Wines from the Languedoc-Roussillon region in France

This week I’m taking a snapshot of the Languedoc-Roussillon, easily the most unwieldy wine region in France and arguably the world.

This is a huge region comprising five départments in south-east France just over the mountains from Spain. 

This is fairly wild country and has sunsets and rugged landscape just as dramatic as anything in Provence or Tuscany and can easily be visited from Ireland by hopping on a flight to Carcassonne.

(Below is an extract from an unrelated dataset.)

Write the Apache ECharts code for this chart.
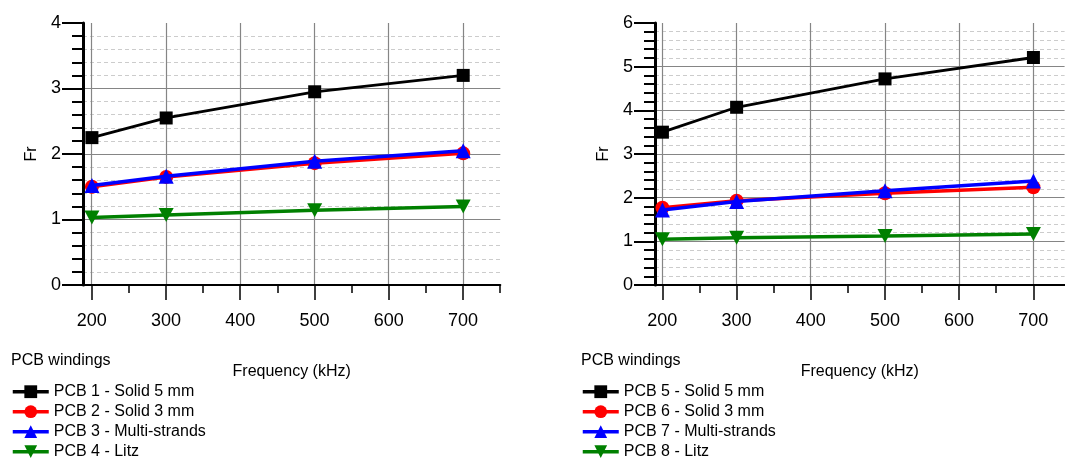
<!DOCTYPE html>
<html>
<head>
<meta charset="utf-8">
<script src="https://cdn.jsdelivr.net/npm/echarts@6/dist/echarts.min.js"></script>
<style>
html,body{margin:0;padding:0;background:#fff;}
#c{width:1065px;height:463px;}
</style>
</head>
<body>
<div id="c"></div>
<script>
// ---- data ----
const freqs = [200, 300, 500, 700];
const leftNames = ['PCB 1 - Solid 5 mm', 'PCB 2 - Solid 3 mm', 'PCB 3 - Multi-strands', 'PCB 4 - Litz'];
const rightNames = ['PCB 5 - Solid 5 mm', 'PCB 6 - Solid 3 mm', 'PCB 7 - Multi-strands', 'PCB 8 - Litz'];
const pcb1 = [2.25, 2.55, 2.95, 3.20];
const pcb2 = [1.50, 1.65, 1.86, 2.01];
const pcb3 = [1.52, 1.66, 1.89, 2.05];
const pcb4 = [1.03, 1.07, 1.14, 1.20];
const pcb5 = [3.50, 4.07, 4.72, 5.21];
const pcb6 = [1.77, 1.93, 2.10, 2.24];
const pcb7 = [1.72, 1.91, 2.16, 2.38];
const pcb8 = [1.05, 1.08, 1.12, 1.17];
const xTickLabels = ['200', '300', '400', '500', '600', '700'];
const legendTitle = 'PCB windings';
const xName = 'Frequency (kHz)';
const yName = 'Fr';

// ---- styles ----
const FONT = 'Liberation Sans, Arial, sans-serif';
const colors = ['#000000', '#ff0000', '#0000ff', '#008000'];
const symbols = ['rect', 'circle', 'triangle', 'path://M0,0 L10,0 L5,9 Z'];
const symSizes = [13, 14, 15, [15, 14]];
const lineWidths = [2.8, 3.5, 3.5, 3.5];

function pairs(vals) { return freqs.map((f, i) => [f, vals[i]]); }

function makeSeries(names, vals, xIdx, yIdx) {
  return names.map((n, k) => ({
    name: n, type: 'line', xAxisIndex: xIdx, yAxisIndex: yIdx,
    data: pairs(vals[k]),
    symbol: symbols[k], symbolSize: symSizes[k],
    lineStyle: { color: colors[k], width: lineWidths[k] },
    itemStyle: { color: colors[k] },
    z: 10 + k, animation: false
  }));
}

function panel(p) {
  const top = 23, height = 262;
  const k = p.pxPer100 / 100;
  const g0 = { left: p.axLeft, top: top, width: (p.xMax - p.xMin) * k, height: height };
  const g1 = { left: p.x200, top: top, width: 500 * k, height: height };
  const g2 = { left: p.x200, top: top, width: (p.minorMax - 200) * k, height: height };
  const grids = [g0, g1, g2];
  const gi = p.gIdx;
  const xAxes = [
    { type: 'value', gridIndex: gi, min: p.xMin, max: p.xMax,
      axisLine: { show: true, onZero: false, lineStyle: { color: '#000', width: 2 } },
      axisTick: { show: false }, axisLabel: { show: false }, splitLine: { show: false },
      name: xName, nameLocation: 'middle', nameGap: 79,
      nameTextStyle: { fontFamily: FONT, fontSize: 16, color: '#000' } },
    { type: 'value', gridIndex: gi + 1, min: 200, max: 700, interval: 100,
      axisLine: { show: false, onZero: false },
      axisTick: { show: true, length: 15, lineStyle: { color: '#000', width: 1.5 } },
      axisLabel: { show: true, margin: 27, fontFamily: FONT, fontSize: 18, color: '#000',
        formatter: v => xTickLabels[Math.round((v - 200) / 100)] },
      splitLine: { show: true, lineStyle: { color: '#858585', width: 1.2 } } },
    { type: 'value', gridIndex: gi + 2, min: 200, max: p.minorMax, interval: 50,
      axisLine: { show: false, onZero: false },
      axisTick: { show: true, length: 8, lineStyle: { color: '#000', width: 1.5 } },
      axisLabel: { show: false }, splitLine: { show: false } }
  ];
  const yAxes = [
    { type: 'value', gridIndex: gi, min: 0, max: p.yMax, interval: 1,
      axisLine: { show: true, onZero: false, lineStyle: { color: '#000', width: 3 } },
      axisTick: { show: true, length: 21, lineStyle: { color: '#000', width: 2 } },
      minorTick: { show: true, splitNumber: 5, length: 11, lineStyle: { color: '#000', width: 2 } },
      axisLabel: { margin: 22, fontFamily: FONT, fontSize: 18, color: '#000' },
      splitLine: { show: true, showMinLine: false, showMaxLine: false, lineStyle: { color: '#858585', width: 1.2 } },
      minorSplitLine: { show: true, lineStyle: { color: '#cccccc', width: 1, type: [4, 3] } },
      name: yName, nameLocation: 'middle', nameGap: 43, nameRotate: 90,
      nameTextStyle: { fontFamily: FONT, fontSize: 16, color: '#000' } },
    { type: 'value', gridIndex: gi + 1, min: 0, max: p.yMax, show: false },
    { type: 'value', gridIndex: gi + 2, min: 0, max: p.yMax, show: false }
  ];
  return { grids, xAxes, yAxes };
}

const L = panel({ axLeft: 83, xMin: 188, xMax: 750, minorMax: 750, pxPer100: 74.26, x200: 91.7, yMax: 4, gIdx: 0 });
const R = panel({ axLeft: 655, xMin: 190, xMax: 742, minorMax: 700, pxPer100: 74.2, x200: 662.3, yMax: 6, gIdx: 3 });

function legendFor(names, left) {
  return {
    orient: 'vertical', left: left, top: 381.7, padding: 0,
    itemWidth: 36, itemHeight: 16, itemGap: 0,
    data: names,
    lineStyle: { width: 3.5 },
    textStyle: { fontFamily: FONT, fontSize: 16, color: '#000', lineHeight: 20 },
    selectedMode: false
  };
}

const option = {
  animation: false,
  backgroundColor: '#fff',
  title: [
    { text: legendTitle, left: 11, top: 353, padding: 0,
      textStyle: { fontFamily: FONT, fontSize: 16, fontWeight: 'normal', color: '#000' } },
    { text: legendTitle, left: 581, top: 353, padding: 0,
      textStyle: { fontFamily: FONT, fontSize: 16, fontWeight: 'normal', color: '#000' } }
  ],
  legend: [legendFor(leftNames, 11), legendFor(rightNames, 581)],
  grid: L.grids.concat(R.grids),
  xAxis: L.xAxes.concat(R.xAxes),
  yAxis: L.yAxes.concat(R.yAxes),
  series: makeSeries(leftNames, [pcb1, pcb2, pcb3, pcb4], 0, 0)
    .concat(makeSeries(rightNames, [pcb5, pcb6, pcb7, pcb8], 3, 3))
};

const chart = echarts.init(document.getElementById('c'), null, { renderer: 'canvas' });
chart.setOption(option);
</script>
</body>
</html>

What was once an ocean of basic (very basic) table wine is now the powerhouses of the French wine industry as it produces more than 90% of France’s varietal wine (most of which is exported). 

Chances are if you’ve ever bought a French wine labelled merlot, chardonnay or cabernet it came from here.

These varietals are mainly from the IGP Pays d’Oc wine appellation (previously called Vin de Pays d’Oc) which produces around 14% of all French wine on its own. 

At the upper level there are lots of complex reds from village appellations you will know such as Minervois, Corbières and St Chinian but also many that you probably don’t know such as Faugères or Cabardès (such as, Chateau Pennautier). 

The Languedoc mainly produces red (75%) but there are also lots of whites and rosé around to try — the whites recommended below are delicious.

Mas de Daumas Gassac is the Languedoc’s only true Cru wine and is the only wine in the region that sells en primeur (last November’s release sold out in days). 

Daumas Gassac is imported in small quantities by Red Nose Wines in Clonmel, Co Tipperary and Curious Wines in Cork and Naas, Co Kildare and ages for decades.

The region could do with a few more stars like Daumas Gassac to drive its fame and name recognition but this may come in time. 

Meanwhile, watch for the Roussillon powerhouse that is Gérard Bertrand and also the Cazes family (see below) from Bordeaux.

Molloys Liquor Stores have a French wine sale on this month with some good value in Bordeaux and regional France. 

I recommend their Limoux white below which also comes in a tasty red version.

Contact Leslie Williams at wine@examiner.ie 

BEST VALUE UNDER €15

Delas Viognier Vin de Pays d’Oc 2015, France — €13.50-€13.99

Stockists: Food Store Claremorris, Jus de Vin, Kellys Clontarf, Coolers Swords

Given that few of us can afford Condrieu these days (the Rhone hillside vineyard that is home to Viognier), we should give praise to the Languedoc. 

This region has almost single-handedly revived the grape and provides lots of fruity fragrant versions such as this peach and spicy lemon balm scented little beauty.

Chateau Beauregard Mirouze Campana 2015, Corbières, France — €14.99

Stockists: Bradleys, Le Caveau Kilkenny, Greenman Terenure, MacGuinness’s Dundalk

Marsanne/Rousanne blends are also more typically from the Rhone but remember the Languedoc can make you whatever you want. 

Here there is also 20% Vermentino which gives extra citrus freshness to this apricot and peach textured and creamy white.

Chateau Martinolles 2015, Limoux, France — €11 (was €18)

Stockist: Molloys Liquor Stores

Limoux is better known for its fizz (Blanquette and Crémant) made from Chardonnay and local Mauzac. 

This is Chardonnay and is whole bunch pressed and barrel fermented so has rich buttery and creamy passion-fruit aromas, and ripe pear and sweet apple flavours perfect for a winter seafood pie.

BEST VALUE OVER €15

Domaine L’Ostal Cazes 2012, Minervois La Livinière, France — €23.45

Stockists: O’Briens stores nationwide www.wine.ie 

Made by the Cazes family of Chateau Lynch Bages in Pauillac this is a blend of 70% Syrah plus some Carignan, Grenache and Mourvèdre this has been aged in oak and has ripe blackberry and dusky plum fruit flavours and a fine silky texture.

Chateau la Baronne Les Chemins 2013, Corbières, France — €22.75

Stockist: Wines Direct Mulingar and Arnotts Dublin winesdirect.ie

Made from organic and biodynamic grapes on a small family run estate this is a blend of Carignan, Syrah and Grenache with a ripe full flavour and supple red and black fruits with a touch of black pepper. 

The entry level red from this producer is under €14 and also good value if a little less concentration.

Gérard Bertrand Solensis 2015, Languedoc, France — €17.95

Stockist: O’Briens www.wine.ie 

Gérard Bertrand is a strong advocate for biodynamic viticulture and has even written a book on the subject. 

This Syrah-Grenache blend is his tribute to the solar system and has ripe fruits and not a little concentration with good lingering complexity.